Why do dreams fade so fast from memory?

Ona side note: the greatest dream I iver had involved Nazis, Van Halen (minus a lead singer), vampire bats, laser guns, ice hockey involving people in business suits, and a game of basketball played for charity in my neighbor’s driveway using three small potatoes as the ball and a milk crate as the hoop. It was just me against Van Halen…and yes, I won.

i often remember my dreams, and sometimes have the same or a very similar dream years apart.
I put them away in my mind but then sometimes a few years down the track will wake up and instantly remember this dream and when i had it last. There are about 2 or 3 that i have on rotation.

Sometimes i know i am dreaming and in several dreams i have had a conversation with the person in my dream. last time i was arguing with my other half in my dream, and i just said, whatever its just a dream, then laughed for ages in my dream, and had more control over my dream, but it only lasted a short while and the knowledge I am dreaming usually is enough for me to shake myself out of sleep because it is such a profound and amazing experience.

My ex-grilfriend use to always be able to know when she was dreaming and at the time would then try to do things like fly in her dream because she could basically do whatever she wanted.

We never and i never have used a mind altering drug like acid, so its not that.

I never have problems remembering my dreams in fairly good detail, but i always had a good imagination and would often write stories and thoughts down from as long as i can remember so maybe that trained me to remember them.

Zaphod

Congratulations. You have successfully experience what sounds to me like high level lucidity. There are many techniques that can be used to prolong the experience. It just takes practice and some self-control.

Sounds like she’s got the hang of it! :slight_smile:

Of course not. Its called lucid dreaming and its perfectly natural and utterly fascinating.

My dreams are rarely vague and disjointed. Or that is to say–every single morning I wake up with a memory of some sort of epic dream. They ahve storylines and plot. Multiple POVS. (I can switch back and forth from first to third) and usually semi-pornographic. I usually consciously choose to remember a dream or not. (Last night’s didn’t do much for me, though I still have flashes. A few nights ago I had an extremly interesting dream involving Spike, and I still remember it quite vividly). Sometimes I have memories that I can’t tell if they really happened or just something I dreamed…

Something weird is that sometimes i’ll be in the middle of a dream, and a song will start playing.
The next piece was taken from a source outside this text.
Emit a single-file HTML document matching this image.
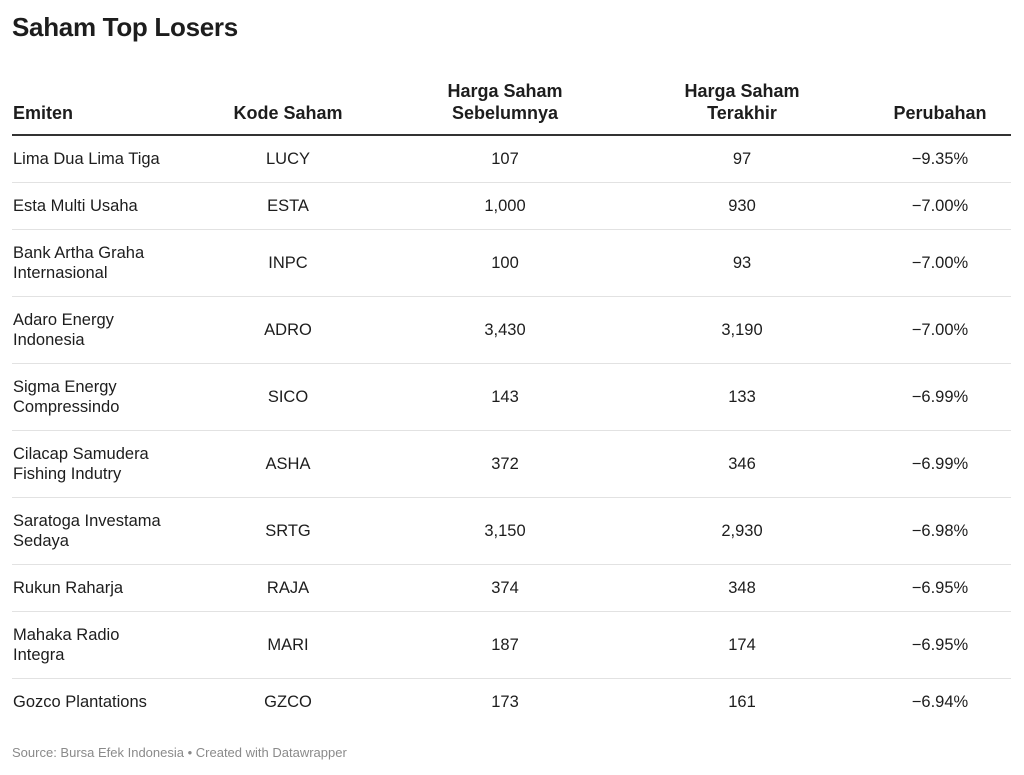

Sometimes its part of the dream, sometimes just in the background, but when i wake up i’ll realize that it is a song from the cd that is playing on my stereo that i fall asleep to.
Also, sometimes my body will be in a position in a dream, like my arms sticking out or something, and when i wake up, for a few seconds i will be paralyzed in that position, unable to move at all.
I also get after images, people standing in my doorway, dark figures and stuff that look very real.
I have slight insomnia though, and get terrible sleep, so that might explain some of that.

also, for those of you who have ‘epic dreams’ how long are they usually? A couple of times i’ll have a dream like that that seems to last for weeks. When i awaken it feel s like i have actually been gone that long. weird.

Y’all should see the movie Waking Life. The entire movie is basically someone trying to decide whether they are dreaming or not.

One character said that a good technique for deciding if you’re in a dream it to flick a light switch. In a dream, they won’t work–you can’t turn the lights on and off.

Another method is to try reading something. From a distance, books look like they have printing on them, but when you pick them up, the words turn to gibberish.

Anyways…these are the writer’s theories. My own personal dream experieces disproves both of them…YMMV…

Our dreams don’t last because we’re not in the Matrix when we’re dreaming and the aliens don’t want us to find out.

Mr. Frink

Those techniques you mention are known in the lucid dreaming world as “reality checks”. Different methods work for different people. The lightswitch method does not work for me, the reading method does (for many, many people reading in dreams is impossible). My preferred technique is to look at my digital watch and see how the seconds are counting up. In a dream they’ll be all jumbled up and random.